Beginning with the first line, set down every line through the one containing "import matplotlib.pyplot as plt", exactly as it appears, but not the pictures.

:: Information shown ::

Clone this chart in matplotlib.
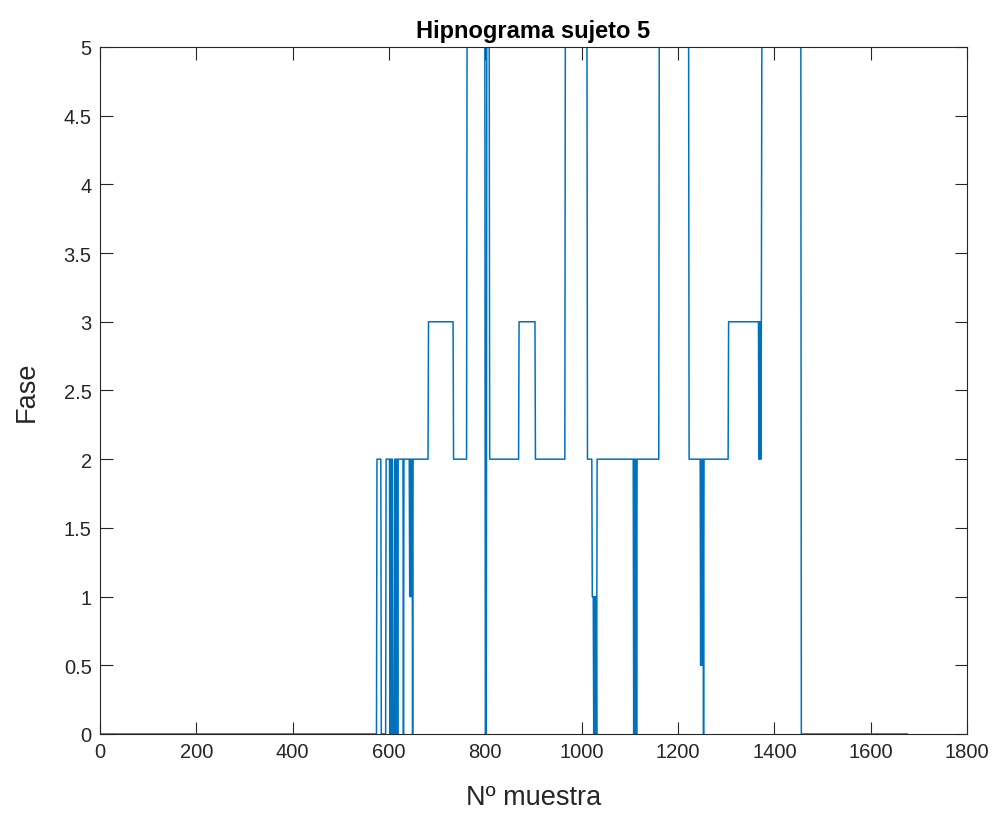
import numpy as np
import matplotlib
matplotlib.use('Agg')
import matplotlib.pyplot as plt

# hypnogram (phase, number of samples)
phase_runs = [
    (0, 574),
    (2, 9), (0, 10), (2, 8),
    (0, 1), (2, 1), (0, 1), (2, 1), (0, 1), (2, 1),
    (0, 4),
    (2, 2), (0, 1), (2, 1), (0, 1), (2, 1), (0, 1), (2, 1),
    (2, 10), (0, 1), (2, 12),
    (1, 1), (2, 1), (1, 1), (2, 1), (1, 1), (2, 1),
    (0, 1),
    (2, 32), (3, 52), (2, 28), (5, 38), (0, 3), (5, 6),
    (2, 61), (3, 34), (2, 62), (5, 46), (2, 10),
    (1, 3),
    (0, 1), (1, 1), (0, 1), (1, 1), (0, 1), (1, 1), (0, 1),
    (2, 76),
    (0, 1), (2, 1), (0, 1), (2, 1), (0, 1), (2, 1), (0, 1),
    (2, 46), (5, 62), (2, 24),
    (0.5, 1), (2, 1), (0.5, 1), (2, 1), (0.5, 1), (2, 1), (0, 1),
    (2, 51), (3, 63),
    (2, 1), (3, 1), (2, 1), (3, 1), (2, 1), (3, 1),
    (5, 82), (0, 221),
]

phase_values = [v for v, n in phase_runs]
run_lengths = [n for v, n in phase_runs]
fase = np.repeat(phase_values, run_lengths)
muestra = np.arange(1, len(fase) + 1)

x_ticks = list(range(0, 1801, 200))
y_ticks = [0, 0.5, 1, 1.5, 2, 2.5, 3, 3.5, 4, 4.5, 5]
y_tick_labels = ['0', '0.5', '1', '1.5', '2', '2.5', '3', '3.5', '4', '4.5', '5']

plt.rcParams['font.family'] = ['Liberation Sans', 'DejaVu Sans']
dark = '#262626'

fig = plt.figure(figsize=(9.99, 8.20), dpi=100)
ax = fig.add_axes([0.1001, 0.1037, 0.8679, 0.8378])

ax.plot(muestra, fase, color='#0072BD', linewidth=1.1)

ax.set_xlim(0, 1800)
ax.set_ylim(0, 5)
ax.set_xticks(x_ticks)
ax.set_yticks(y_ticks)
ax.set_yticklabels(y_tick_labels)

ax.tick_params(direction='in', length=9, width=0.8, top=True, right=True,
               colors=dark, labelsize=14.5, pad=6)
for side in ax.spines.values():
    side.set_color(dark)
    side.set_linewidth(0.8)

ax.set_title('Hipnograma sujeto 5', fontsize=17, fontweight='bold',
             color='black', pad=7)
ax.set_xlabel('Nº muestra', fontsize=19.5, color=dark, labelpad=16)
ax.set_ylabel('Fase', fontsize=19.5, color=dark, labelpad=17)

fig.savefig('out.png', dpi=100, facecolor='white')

:::

== Solution to this exercise ==
Clone this chart in matplotlib.
import numpy as np
import matplotlib
matplotlib.use('Agg')
import matplotlib.pyplot as plt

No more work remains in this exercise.